Detained Immigrant Women Need Better Abortion Access

"We always want better for children but we don’t dare to want better for the women who birth them."
Illustration of people with different skin colors.
Lydia Ortiz

In this op-ed, Isabella Morales Oliva explains why we need to fight for better abortion access for detained immigrant women.

I don’t know how to say zygote in Spanish. Instead, I grasp for a word I know is not there. I don’t know how to say the word zygote, so instead the woman in front of me says the “baby” is not well formed.

I had this conversation, and several like it, at The South Texas Family Residential Center, in Dilley, Texas. I was there providing free legal counsel to detained persons seeking asylum in the United States.

I rarely talk about abortion apart from snarky remarks about the latest anti-abortion legislation in some seemingly far-off state (often, coincidentally, Texas). I’m no expert. Still, when I'm asked by an overworked volunteer at the detention center to talk to the women about their “options,” I know exactly what that means. I spoke to three women about the possibility of abortion. Three women who are already mothers, one with a babbling baby on her lap, the second with a bright pink rosary hanging around her neck, and the last a sweet woman about my mother's age, endearing smile lines and all.

Many of the families in detention are from the Northern Triangle: Honduras, Guatemala, and El Salvador. Abortion is illegal in all three countries. Guatemala, the most progressive of the three, allows abortion only if the mother's life is at risk. In Honduras the criminalization of abortion is firm. The same is true for El Salvador, where strict laws surrounding abortion were put on international display recently with the case of Evelyn Beatriz Hernandez. Hernandez was convicted with homicide after suffering a 3rd trimester miscarriage, facing up to 40 years in prison. She was acquitted in a retrial on August 19th, but the lengthy battle for her freedom demonstrates just how harsh El Salvador’s anti-abortion laws can be. Hernandez’s battle in the supreme court comes only four years after that of Beatriz Garcia. Garcia, known publicly as “Beatriz,” was denied the termination of her second pregnancy by the Salvadoran Supreme Court, despite doctors’ claim that her pregnancy was potentially fatal because she also had lupus and that the fetus itself was unviable.

The impact of discussing abortion with women who face prison time for an accidental miscarriage in their home countries was not lost on me. Especially since we were having that discussion in a place where many women are jailed for seeking a better life for their children.

These women are fundamentally excluded from the pro-choice conversation. I imagined my first conversation about abortion, my first real conversation about abortion, to be with a friend. One my age, who perhaps did not have a partner, and certainly did not already have a child. The reality is that in the United States, 59% of women who seek abortions are already mothers. We often leave these women out of the conversation, and we most certainly leave out immigrant women, particularly those who already have children. These women are often reduced to nothing more than mothers, even if they don’t yet have children.

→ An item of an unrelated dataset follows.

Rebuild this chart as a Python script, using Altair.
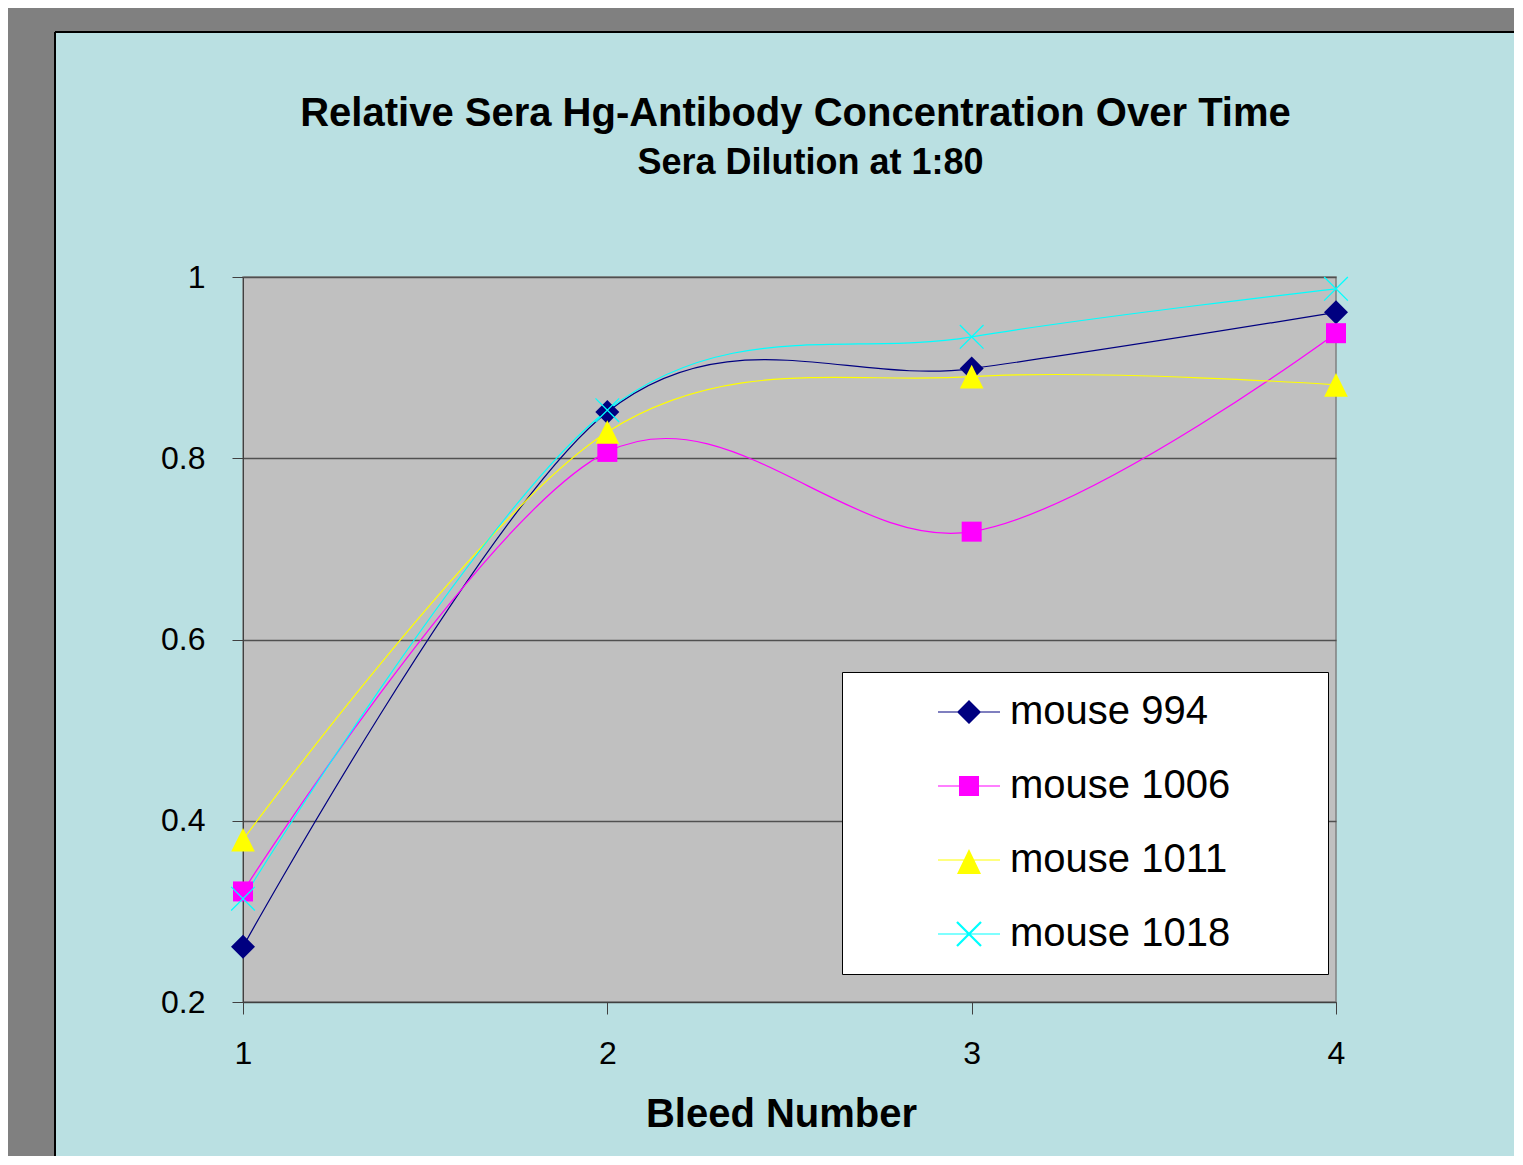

The conversation around immigrant women in the U.S. so often returns to motherhood. “They came here for their children” we hear in one ear, “anchor babies” in another. This is the context with which I sat down with each mother to discuss their options.

The net of advocacy in place for families seeking asylum can fail to recognize these women as valuable and worthwhile in their own right. We see it all the time in the way news articles cover immigration detention. The emphasis always on the mothers and their children: the family. In doing so, we police the immigrant family. The mothers are reduced to just that: mothers. Fundamentally, however, they are women and deserve to be taken care of and to take care of themselves.

But as with abortion at large, it's not always that simple. Women being detained by Immigration and Customs Enforcement have limited access to abortion, and ICE will only pay for the abortion in cases of rape, incest, or when the woman's life is in danger. Given the high rates of sexual assault of immigrant women, it's not uncommon that they might be eligible. If the woman can pay for the abortion herself, ICE's rules indicate the agency will transport her to a clinic for the service. Even if that is the case, language barriers and other obstacles might prevent these women from being able to make that choice of their own accord.

These women are not the mothers of a movement. They are not vessels for the next generation of U.S. born children. They are often women fleeing violence in their home country. We hide behind the oft told tale of a mother seeking a better life for her children because it is comforting and it makes a certain kind of sense, and in some cases it is true. We always want better for children but we don’t dare to want better for the women who birth them.

When a woman is presented with full control over her reproductive health, including the option to terminate a pregnancy, they are empowered. An abortion can act as a way of wanting more for her children, for her family, and for that family’s future, but ultimately, the decision to terminate or not is for her wellbeing. In restoring the woman's option to decide, we demonstrate that we stand in solidarity with their choices, all of their choices, not just those pertaining to their children. We dare to want better for the woman she is, rather than the mother she could be.

Cigoto. That’s how you say Zygote in Spanish.